El Pollo Loco paid more than $36 million to settle lawsuits at the end of last year and is forecasting weaker-than-expected earnings for 2019, the company announced this week, sending stock prices at the quick-service chicken chain plummeting nearly 17% at midday Friday.
The Costa Mesa, Calif.-based company paid $36.3 million before taxes to settle a securities class-action lawsuit and multiple wage-and-hour class-action lawsuits, executives revealed Thursday.
“It was important for us to get these long-standing legal issues taken care of so that we can focus all our attention going forward on building upon the momentum generated in 2018,” El Pollo Loco President and CEO Bernard Acoca said during the call with analysts, according to a transcript from financial documents firm Sentieo.
The current legal expenses are unrelated to an ongoing dispute with an El Pollo Loco franchisee who argued in court that the chain was hurting sales by opening new units too close to existing locations. The franchisee won that case late last year, and the court ruling required El Pollo Loco to renegotiate each of the hundreds of franchise agreements it holds in California.
The case is making its way through the appeals process, and company officials declined to comment on it further.

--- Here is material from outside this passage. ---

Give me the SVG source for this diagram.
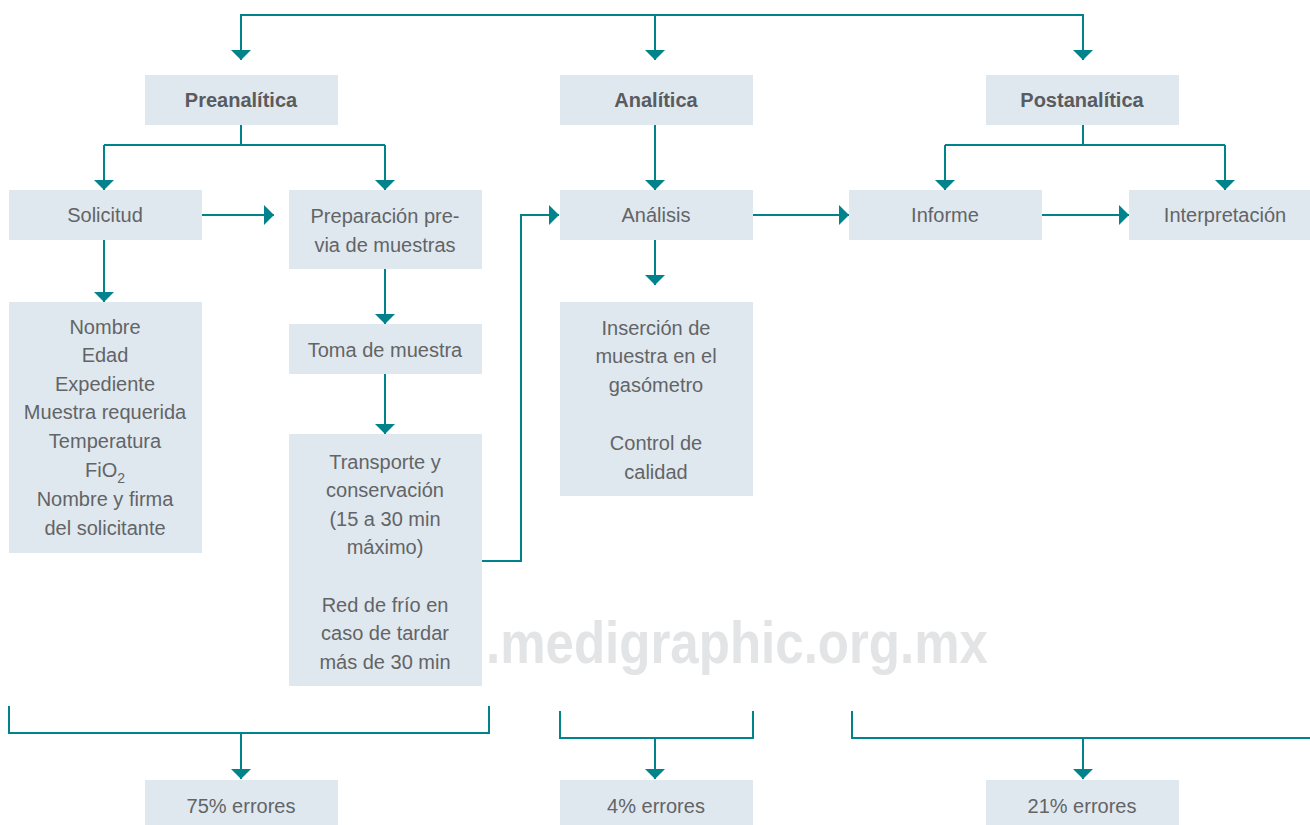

“We have revised our Franchise Disclosure Document, Franchise Agreement and Development Agreement to comply with the court ruling, and are proceeding with our franchising business, including renewals, transfers, and new unit development as well as evaluation and selection of potential new markets,” an El Pollo Loco spokeswoman said in a statement to Restaurant Business.
The legal payouts sully an otherwise positive report for the quarter ended Dec. 26, 2018. The chain saw same-store sales climb 5.1% at franchised units and 3.7% at company-operated locations. It reported a revenue jump of 6.2% to $101.1 million.
The 4.4% systemwide comps boost was El Pollo Loco’s best performance since the first quarter of 2015.
The company is projecting systemwide same-store sales growth of 2% to 4% in 2019 and cited rainy weather in California for a “slow start” to the year.
The 480-unit chain will need to borrow more money during 2019 to pay off legal debt, which lowered its earnings estimates for 2019.